How To Reheat Pie in the Microwave
Pies have a whole spectrum of textures, from soft to hard, wet to dry, crispy to mushy, flaky to gooey, etc. Microwaves don’t usually do well with mixed textures. The dry tends to absorb the wet, and the flaky melts into the gooey.
This is because microwaved starches love to suck in neighboring liquids and turn to glue. Microwaves are also egg bullies. If you microwave a pie that contains eggs, it can get rubbery fast.
If you’re only warming up a single slice, you can ignore the below instructions.

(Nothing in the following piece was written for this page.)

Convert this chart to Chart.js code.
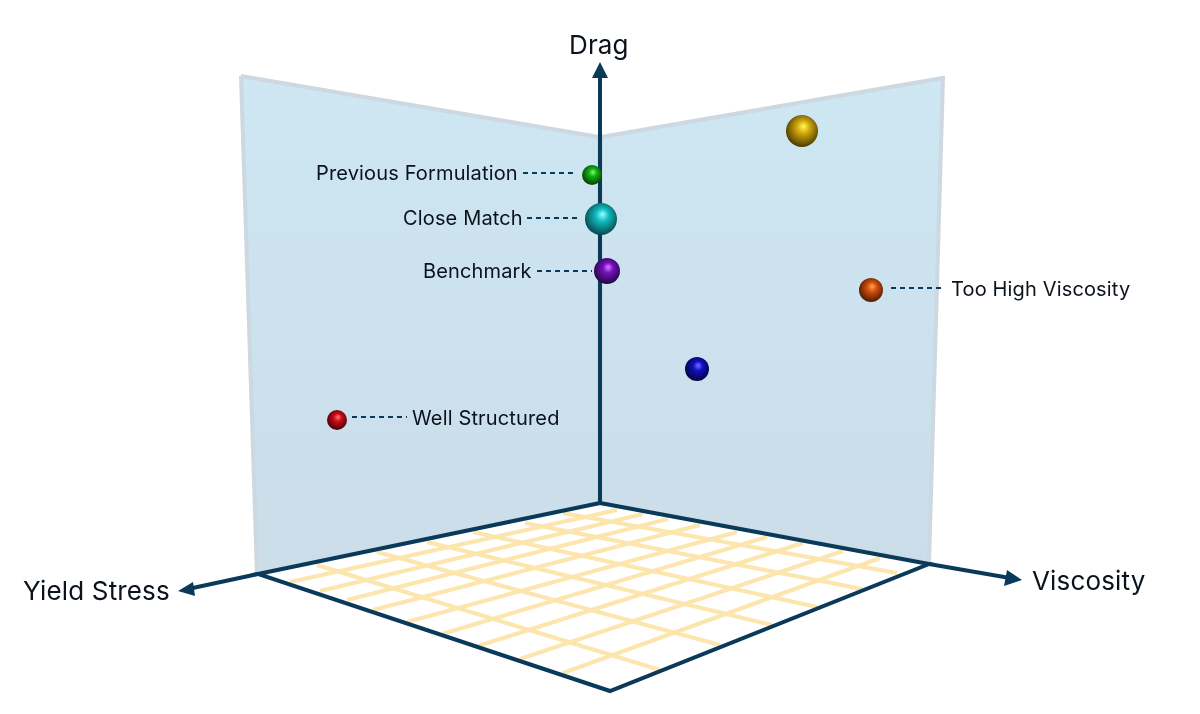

Around 20 or 30 seconds in the microwave at full heat will do the job.
If you’re reheating a whole pie, you’ll have to take some precautions to keep its quality.
What You Need
- 1 Microwave-safe dish
- Paper towels or wax paper
- 1 Oven mitt
- With your pie in a microwave-safe dish, loosely cover the top with some wax paper or paper towels. You don’t need to make a fancy tent or tuck in the sides. Just a couple sheets of paper placed on top of the pie should be enough to trap the moisture inside.
- Heat your pie in intervals of 30 seconds to make sure it reaches but doesn’t overshoot the right temperature. It may take anywhere from 5 to 10 minutes in total.
- You’ll know the pie is ready when the filling inside starts to bubble and expand through the slits in the top of the crust.
- Turn the microwave off, and leave your pie inside covered with the paper for a couple minutes. This will let the heat seep into any places it missed.
- If you want an especially crunchy crust, finish by cooking your pie in the oven on high heat for three more minutes.
How To Thaw a Frozen Pie
The best way to thaw a frozen pie is to plan ahead. Leave it in the fridge for around eight hours to let it thaw slowly and uniformly.
Instead of waiting for your oven to reheat, put the pie in its foil tent in the oven while it heats up. Start your oven on a lower heat than usual. We recommend around 200 degrees, then follow the above oven reheating instructions.
The best way to reheat most two-crust fruit or nut pies is in the oven.
Covering your pie with foil in the oven or paper in the microwave is the trick that will get the filling dancing hot without burning the crust.
Your pie will keep its quality best if you reheat it within four or five days of making it. Don’t freeze and reheat pies multiple times, or you may risk getting sick.